» Request:
Omit all images. Write out the rest of the material exactly.

─── Data segment ───

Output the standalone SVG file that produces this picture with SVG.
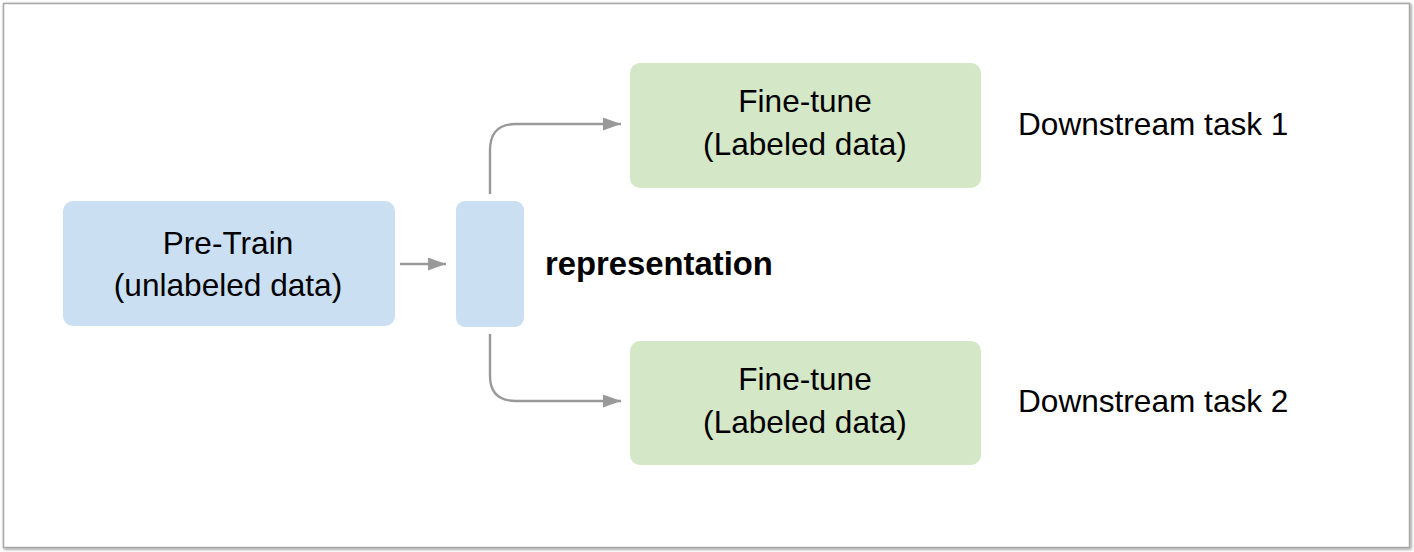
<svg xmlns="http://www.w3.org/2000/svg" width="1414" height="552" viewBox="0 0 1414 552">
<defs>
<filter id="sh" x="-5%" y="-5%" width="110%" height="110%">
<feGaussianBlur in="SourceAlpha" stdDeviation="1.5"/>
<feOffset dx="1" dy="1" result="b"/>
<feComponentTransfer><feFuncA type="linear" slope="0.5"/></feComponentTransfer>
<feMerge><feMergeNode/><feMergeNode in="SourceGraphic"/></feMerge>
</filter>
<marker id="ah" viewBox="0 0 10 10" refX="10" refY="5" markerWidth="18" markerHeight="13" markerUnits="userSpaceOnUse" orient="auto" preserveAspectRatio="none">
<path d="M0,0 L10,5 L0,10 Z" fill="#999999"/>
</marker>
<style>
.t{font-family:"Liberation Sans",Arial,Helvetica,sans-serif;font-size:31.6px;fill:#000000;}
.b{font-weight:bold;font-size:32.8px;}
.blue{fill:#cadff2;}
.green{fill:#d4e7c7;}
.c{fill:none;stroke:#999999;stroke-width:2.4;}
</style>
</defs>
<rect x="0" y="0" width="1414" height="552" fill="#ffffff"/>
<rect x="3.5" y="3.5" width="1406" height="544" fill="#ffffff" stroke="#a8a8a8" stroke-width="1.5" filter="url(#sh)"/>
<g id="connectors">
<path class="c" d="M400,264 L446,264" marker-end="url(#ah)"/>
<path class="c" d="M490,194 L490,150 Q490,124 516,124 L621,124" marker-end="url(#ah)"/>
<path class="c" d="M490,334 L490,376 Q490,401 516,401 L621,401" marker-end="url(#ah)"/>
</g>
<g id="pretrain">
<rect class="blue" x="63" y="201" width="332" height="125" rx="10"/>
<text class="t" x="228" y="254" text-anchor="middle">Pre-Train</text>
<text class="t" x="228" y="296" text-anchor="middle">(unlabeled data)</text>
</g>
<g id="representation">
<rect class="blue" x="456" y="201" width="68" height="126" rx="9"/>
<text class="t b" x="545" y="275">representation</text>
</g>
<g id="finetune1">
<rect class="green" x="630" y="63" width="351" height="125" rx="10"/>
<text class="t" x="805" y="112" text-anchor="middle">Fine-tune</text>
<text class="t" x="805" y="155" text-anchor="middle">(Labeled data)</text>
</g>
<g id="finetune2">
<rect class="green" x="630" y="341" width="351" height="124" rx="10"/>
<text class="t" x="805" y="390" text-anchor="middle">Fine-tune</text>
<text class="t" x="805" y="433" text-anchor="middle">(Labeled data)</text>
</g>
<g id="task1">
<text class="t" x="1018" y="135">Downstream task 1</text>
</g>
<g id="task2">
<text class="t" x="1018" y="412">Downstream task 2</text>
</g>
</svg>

───

» The completed task:
Output the standalone SVG file that produces this picture with SVG.
<svg xmlns="http://www.w3.org/2000/svg" width="1414" height="552" viewBox="0 0 1414 552">
<defs>
<filter id="sh" x="-5%" y="-5%" width="110%" height="110%">
<feGaussianBlur in="SourceAlpha" stdDeviation="1.5"/>
<feOffset dx="1" dy="1" result="b"/>
<feComponentTransfer><feFuncA type="linear" slope="0.5"/></feComponentTransfer>
<feMerge><feMergeNode/><feMergeNode in="SourceGraphic"/></feMerge>
</filter>
<marker id="ah" viewBox="0 0 10 10" refX="10" refY="5" markerWidth="18" markerHeight="13" markerUnits="userSpaceOnUse" orient="auto" preserveAspectRatio="none">
<path d="M0,0 L10,5 L0,10 Z" fill="#999999"/>
</marker>
<style>
.t{font-family:"Liberation Sans",Arial,Helvetica,sans-serif;font-size:31.6px;fill:#000000;}
.b{font-weight:bold;font-size:32.8px;}
.blue{fill:#cadff2;}
.green{fill:#d4e7c7;}
.c{fill:none;stroke:#999999;stroke-width:2.4;}
</style>
</defs>
<rect x="0" y="0" width="1414" height="552" fill="#ffffff"/>
<rect x="3.5" y="3.5" width="1406" height="544" fill="#ffffff" stroke="#a8a8a8" stroke-width="1.5" filter="url(#sh)"/>
<g id="connectors">
<path class="c" d="M400,264 L446,264" marker-end="url(#ah)"/>
<path class="c" d="M490,194 L490,150 Q490,124 516,124 L621,124" marker-end="url(#ah)"/>
<path class="c" d="M490,334 L490,376 Q490,401 516,401 L621,401" marker-end="url(#ah)"/>
</g>
<g id="pretrain">
<rect class="blue" x="63" y="201" width="332" height="125" rx="10"/>
<text class="t" x="228" y="254" text-anchor="middle">Pre-Train</text>
<text class="t" x="228" y="296" text-anchor="middle">(unlabeled data)</text>
</g>
<g id="representation">
<rect class="blue" x="456" y="201" width="68" height="126" rx="9"/>
<text class="t b" x="545" y="275">representation</text>
</g>
<g id="finetune1">
<rect class="green" x="630" y="63" width="351" height="125" rx="10"/>
<text class="t" x="805" y="112" text-anchor="middle">Fine-tune</text>
<text class="t" x="805" y="155" text-anchor="middle">(Labeled data)</text>
</g>
<g id="finetune2">
<rect class="green" x="630" y="341" width="351" height="124" rx="10"/>
<text class="t" x="805" y="390" text-anchor="middle">Fine-tune</text>
<text class="t" x="805" y="433" text-anchor="middle">(Labeled data)</text>
</g>
<g id="task1">
<text class="t" x="1018" y="135">Downstream task 1</text>
</g>
<g id="task2">
<text class="t" x="1018" y="412">Downstream task 2</text>
</g>
</svg>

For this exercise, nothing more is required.